===== Collected material =====
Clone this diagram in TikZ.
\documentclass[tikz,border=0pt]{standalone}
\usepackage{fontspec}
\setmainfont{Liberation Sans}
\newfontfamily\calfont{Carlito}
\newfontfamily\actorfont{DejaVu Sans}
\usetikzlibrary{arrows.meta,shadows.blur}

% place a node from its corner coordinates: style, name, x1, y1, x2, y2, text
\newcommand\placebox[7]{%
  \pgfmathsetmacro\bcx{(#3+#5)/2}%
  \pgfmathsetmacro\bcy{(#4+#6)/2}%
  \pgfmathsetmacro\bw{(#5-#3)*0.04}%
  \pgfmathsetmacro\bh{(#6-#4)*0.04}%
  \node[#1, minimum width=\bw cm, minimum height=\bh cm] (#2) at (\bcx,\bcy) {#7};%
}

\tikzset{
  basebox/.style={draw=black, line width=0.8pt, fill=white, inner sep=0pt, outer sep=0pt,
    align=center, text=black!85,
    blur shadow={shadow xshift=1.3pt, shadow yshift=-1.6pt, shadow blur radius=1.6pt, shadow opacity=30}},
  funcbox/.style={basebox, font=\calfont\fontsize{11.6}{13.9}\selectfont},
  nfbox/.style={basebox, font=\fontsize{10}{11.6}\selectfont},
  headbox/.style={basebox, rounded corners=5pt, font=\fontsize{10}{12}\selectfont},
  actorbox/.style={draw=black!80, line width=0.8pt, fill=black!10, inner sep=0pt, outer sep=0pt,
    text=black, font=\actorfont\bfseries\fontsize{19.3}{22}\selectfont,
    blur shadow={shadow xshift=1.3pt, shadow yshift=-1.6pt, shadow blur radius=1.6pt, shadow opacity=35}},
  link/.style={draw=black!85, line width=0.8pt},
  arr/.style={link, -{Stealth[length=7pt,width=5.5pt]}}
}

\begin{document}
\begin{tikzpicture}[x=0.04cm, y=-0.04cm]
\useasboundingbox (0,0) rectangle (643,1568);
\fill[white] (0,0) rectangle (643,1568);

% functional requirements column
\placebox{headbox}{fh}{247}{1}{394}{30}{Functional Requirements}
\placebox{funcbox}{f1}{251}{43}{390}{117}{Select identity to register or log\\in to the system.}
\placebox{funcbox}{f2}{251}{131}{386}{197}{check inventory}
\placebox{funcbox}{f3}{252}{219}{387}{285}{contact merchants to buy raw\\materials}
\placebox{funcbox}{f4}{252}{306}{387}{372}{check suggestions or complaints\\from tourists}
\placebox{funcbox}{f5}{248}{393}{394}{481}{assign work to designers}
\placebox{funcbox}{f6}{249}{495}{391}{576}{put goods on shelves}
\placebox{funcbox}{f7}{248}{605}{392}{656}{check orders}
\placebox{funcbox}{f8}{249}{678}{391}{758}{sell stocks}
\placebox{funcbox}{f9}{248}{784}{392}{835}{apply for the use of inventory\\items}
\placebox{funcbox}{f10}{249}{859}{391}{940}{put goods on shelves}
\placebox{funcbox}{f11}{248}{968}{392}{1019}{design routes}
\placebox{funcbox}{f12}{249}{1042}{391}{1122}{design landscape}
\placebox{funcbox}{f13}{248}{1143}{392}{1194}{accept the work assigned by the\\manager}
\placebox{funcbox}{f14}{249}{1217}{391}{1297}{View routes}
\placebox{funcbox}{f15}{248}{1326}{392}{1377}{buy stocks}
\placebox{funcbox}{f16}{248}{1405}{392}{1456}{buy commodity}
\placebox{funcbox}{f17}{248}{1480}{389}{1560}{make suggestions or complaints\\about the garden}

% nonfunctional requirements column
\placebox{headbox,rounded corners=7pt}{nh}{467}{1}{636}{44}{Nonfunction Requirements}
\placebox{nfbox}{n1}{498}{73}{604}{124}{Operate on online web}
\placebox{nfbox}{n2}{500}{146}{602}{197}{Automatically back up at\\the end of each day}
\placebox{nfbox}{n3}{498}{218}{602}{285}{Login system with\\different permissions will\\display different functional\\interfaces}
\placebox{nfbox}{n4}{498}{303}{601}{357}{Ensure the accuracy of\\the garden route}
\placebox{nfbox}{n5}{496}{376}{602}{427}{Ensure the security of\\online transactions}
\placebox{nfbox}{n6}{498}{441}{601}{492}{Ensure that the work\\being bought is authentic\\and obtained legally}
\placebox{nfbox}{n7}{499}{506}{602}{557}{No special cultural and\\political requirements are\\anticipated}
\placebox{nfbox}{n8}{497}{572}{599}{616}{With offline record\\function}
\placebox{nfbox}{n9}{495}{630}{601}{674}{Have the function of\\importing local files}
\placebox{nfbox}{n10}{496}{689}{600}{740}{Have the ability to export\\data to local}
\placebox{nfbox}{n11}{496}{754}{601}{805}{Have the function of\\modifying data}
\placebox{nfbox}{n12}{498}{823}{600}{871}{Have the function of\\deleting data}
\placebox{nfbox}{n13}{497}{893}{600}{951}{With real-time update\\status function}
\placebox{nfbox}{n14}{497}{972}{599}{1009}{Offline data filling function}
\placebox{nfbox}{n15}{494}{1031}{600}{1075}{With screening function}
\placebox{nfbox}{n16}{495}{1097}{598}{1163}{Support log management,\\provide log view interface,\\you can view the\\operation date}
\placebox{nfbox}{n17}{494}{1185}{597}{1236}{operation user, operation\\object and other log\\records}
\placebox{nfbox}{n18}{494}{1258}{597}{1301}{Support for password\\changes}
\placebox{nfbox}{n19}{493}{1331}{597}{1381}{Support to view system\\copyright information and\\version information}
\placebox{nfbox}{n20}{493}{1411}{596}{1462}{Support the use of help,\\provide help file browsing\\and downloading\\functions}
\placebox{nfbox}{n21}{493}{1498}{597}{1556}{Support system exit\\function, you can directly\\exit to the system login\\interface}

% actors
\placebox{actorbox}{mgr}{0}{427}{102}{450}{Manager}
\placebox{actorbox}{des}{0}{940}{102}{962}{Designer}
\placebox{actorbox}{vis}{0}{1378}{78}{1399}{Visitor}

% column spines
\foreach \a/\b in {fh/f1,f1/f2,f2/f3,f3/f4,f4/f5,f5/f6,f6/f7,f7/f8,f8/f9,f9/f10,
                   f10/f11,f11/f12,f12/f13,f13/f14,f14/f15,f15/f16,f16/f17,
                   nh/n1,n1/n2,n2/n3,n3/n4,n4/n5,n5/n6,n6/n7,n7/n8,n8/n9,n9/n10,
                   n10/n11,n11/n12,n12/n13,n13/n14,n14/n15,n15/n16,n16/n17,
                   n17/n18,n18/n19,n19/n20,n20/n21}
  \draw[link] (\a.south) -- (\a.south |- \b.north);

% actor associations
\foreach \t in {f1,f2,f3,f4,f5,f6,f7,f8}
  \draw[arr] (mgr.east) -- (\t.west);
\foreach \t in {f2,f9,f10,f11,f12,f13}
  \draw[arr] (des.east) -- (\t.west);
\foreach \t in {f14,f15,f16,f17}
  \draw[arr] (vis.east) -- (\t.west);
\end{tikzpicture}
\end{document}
=====
Direction:
Quote each line above in full, word for word.

Task solution:
Clone this diagram in TikZ.
\documentclass[tikz,border=0pt]{standalone}
\usepackage{fontspec}
\setmainfont{Liberation Sans}
\newfontfamily\calfont{Carlito}
\newfontfamily\actorfont{DejaVu Sans}
\usetikzlibrary{arrows.meta,shadows.blur}

% place a node from its corner coordinates: style, name, x1, y1, x2, y2, text
\newcommand\placebox[7]{%
  \pgfmathsetmacro\bcx{(#3+#5)/2}%
  \pgfmathsetmacro\bcy{(#4+#6)/2}%
  \pgfmathsetmacro\bw{(#5-#3)*0.04}%
  \pgfmathsetmacro\bh{(#6-#4)*0.04}%
  \node[#1, minimum width=\bw cm, minimum height=\bh cm] (#2) at (\bcx,\bcy) {#7};%
}

\tikzset{
  basebox/.style={draw=black, line width=0.8pt, fill=white, inner sep=0pt, outer sep=0pt,
    align=center, text=black!85,
    blur shadow={shadow xshift=1.3pt, shadow yshift=-1.6pt, shadow blur radius=1.6pt, shadow opacity=30}},
  funcbox/.style={basebox, font=\calfont\fontsize{11.6}{13.9}\selectfont},
  nfbox/.style={basebox, font=\fontsize{10}{11.6}\selectfont},
  headbox/.style={basebox, rounded corners=5pt, font=\fontsize{10}{12}\selectfont},
  actorbox/.style={draw=black!80, line width=0.8pt, fill=black!10, inner sep=0pt, outer sep=0pt,
    text=black, font=\actorfont\bfseries\fontsize{19.3}{22}\selectfont,
    blur shadow={shadow xshift=1.3pt, shadow yshift=-1.6pt, shadow blur radius=1.6pt, shadow opacity=35}},
  link/.style={draw=black!85, line width=0.8pt},
  arr/.style={link, -{Stealth[length=7pt,width=5.5pt]}}
}

\begin{document}
\begin{tikzpicture}[x=0.04cm, y=-0.04cm]
\useasboundingbox (0,0) rectangle (643,1568);
\fill[white] (0,0) rectangle (643,1568);

% functional requirements column
\placebox{headbox}{fh}{247}{1}{394}{30}{Functional Requirements}
\placebox{funcbox}{f1}{251}{43}{390}{117}{Select identity to register or log\\in to the system.}
\placebox{funcbox}{f2}{251}{131}{386}{197}{check inventory}
\placebox{funcbox}{f3}{252}{219}{387}{285}{contact merchants to buy raw\\materials}
\placebox{funcbox}{f4}{252}{306}{387}{372}{check suggestions or complaints\\from tourists}
\placebox{funcbox}{f5}{248}{393}{394}{481}{assign work to designers}
\placebox{funcbox}{f6}{249}{495}{391}{576}{put goods on shelves}
\placebox{funcbox}{f7}{248}{605}{392}{656}{check orders}
\placebox{funcbox}{f8}{249}{678}{391}{758}{sell stocks}
\placebox{funcbox}{f9}{248}{784}{392}{835}{apply for the use of inventory\\items}
\placebox{funcbox}{f10}{249}{859}{391}{940}{put goods on shelves}
\placebox{funcbox}{f11}{248}{968}{392}{1019}{design routes}
\placebox{funcbox}{f12}{249}{1042}{391}{1122}{design landscape}
\placebox{funcbox}{f13}{248}{1143}{392}{1194}{accept the work assigned by the\\manager}
\placebox{funcbox}{f14}{249}{1217}{391}{1297}{View routes}
\placebox{funcbox}{f15}{248}{1326}{392}{1377}{buy stocks}
\placebox{funcbox}{f16}{248}{1405}{392}{1456}{buy commodity}
\placebox{funcbox}{f17}{248}{1480}{389}{1560}{make suggestions or complaints\\about the garden}

% nonfunctional requirements column
\placebox{headbox,rounded corners=7pt}{nh}{467}{1}{636}{44}{Nonfunction Requirements}
\placebox{nfbox}{n1}{498}{73}{604}{124}{Operate on online web}
\placebox{nfbox}{n2}{500}{146}{602}{197}{Automatically back up at\\the end of each day}
\placebox{nfbox}{n3}{498}{218}{602}{285}{Login system with\\different permissions will\\display different functional\\interfaces}
\placebox{nfbox}{n4}{498}{303}{601}{357}{Ensure the accuracy of\\the garden route}
\placebox{nfbox}{n5}{496}{376}{602}{427}{Ensure the security of\\online transactions}
\placebox{nfbox}{n6}{498}{441}{601}{492}{Ensure that the work\\being bought is authentic\\and obtained legally}
\placebox{nfbox}{n7}{499}{506}{602}{557}{No special cultural and\\political requirements are\\anticipated}
\placebox{nfbox}{n8}{497}{572}{599}{616}{With offline record\\function}
\placebox{nfbox}{n9}{495}{630}{601}{674}{Have the function of\\importing local files}
\placebox{nfbox}{n10}{496}{689}{600}{740}{Have the ability to export\\data to local}
\placebox{nfbox}{n11}{496}{754}{601}{805}{Have the function of\\modifying data}
\placebox{nfbox}{n12}{498}{823}{600}{871}{Have the function of\\deleting data}
\placebox{nfbox}{n13}{497}{893}{600}{951}{With real-time update\\status function}
\placebox{nfbox}{n14}{497}{972}{599}{1009}{Offline data filling function}
\placebox{nfbox}{n15}{494}{1031}{600}{1075}{With screening function}
\placebox{nfbox}{n16}{495}{1097}{598}{1163}{Support log management,\\provide log view interface,\\you can view the\\operation date}
\placebox{nfbox}{n17}{494}{1185}{597}{1236}{operation user, operation\\object and other log\\records}
\placebox{nfbox}{n18}{494}{1258}{597}{1301}{Support for password\\changes}
\placebox{nfbox}{n19}{493}{1331}{597}{1381}{Support to view system\\copyright information and\\version information}
\placebox{nfbox}{n20}{493}{1411}{596}{1462}{Support the use of help,\\provide help file browsing\\and downloading\\functions}
\placebox{nfbox}{n21}{493}{1498}{597}{1556}{Support system exit\\function, you can directly\\exit to the system login\\interface}

% actors
\placebox{actorbox}{mgr}{0}{427}{102}{450}{Manager}
\placebox{actorbox}{des}{0}{940}{102}{962}{Designer}
\placebox{actorbox}{vis}{0}{1378}{78}{1399}{Visitor}

% column spines
\foreach \a/\b in {fh/f1,f1/f2,f2/f3,f3/f4,f4/f5,f5/f6,f6/f7,f7/f8,f8/f9,f9/f10,
                   f10/f11,f11/f12,f12/f13,f13/f14,f14/f15,f15/f16,f16/f17,
                   nh/n1,n1/n2,n2/n3,n3/n4,n4/n5,n5/n6,n6/n7,n7/n8,n8/n9,n9/n10,
                   n10/n11,n11/n12,n12/n13,n13/n14,n14/n15,n15/n16,n16/n17,
                   n17/n18,n18/n19,n19/n20,n20/n21}
  \draw[link] (\a.south) -- (\a.south |- \b.north);

% actor associations
\foreach \t in {f1,f2,f3,f4,f5,f6,f7,f8}
  \draw[arr] (mgr.east) -- (\t.west);
\foreach \t in {f2,f9,f10,f11,f12,f13}
  \draw[arr] (des.east) -- (\t.west);
\foreach \t in {f14,f15,f16,f17}
  \draw[arr] (vis.east) -- (\t.west);
\end{tikzpicture}
\end{document}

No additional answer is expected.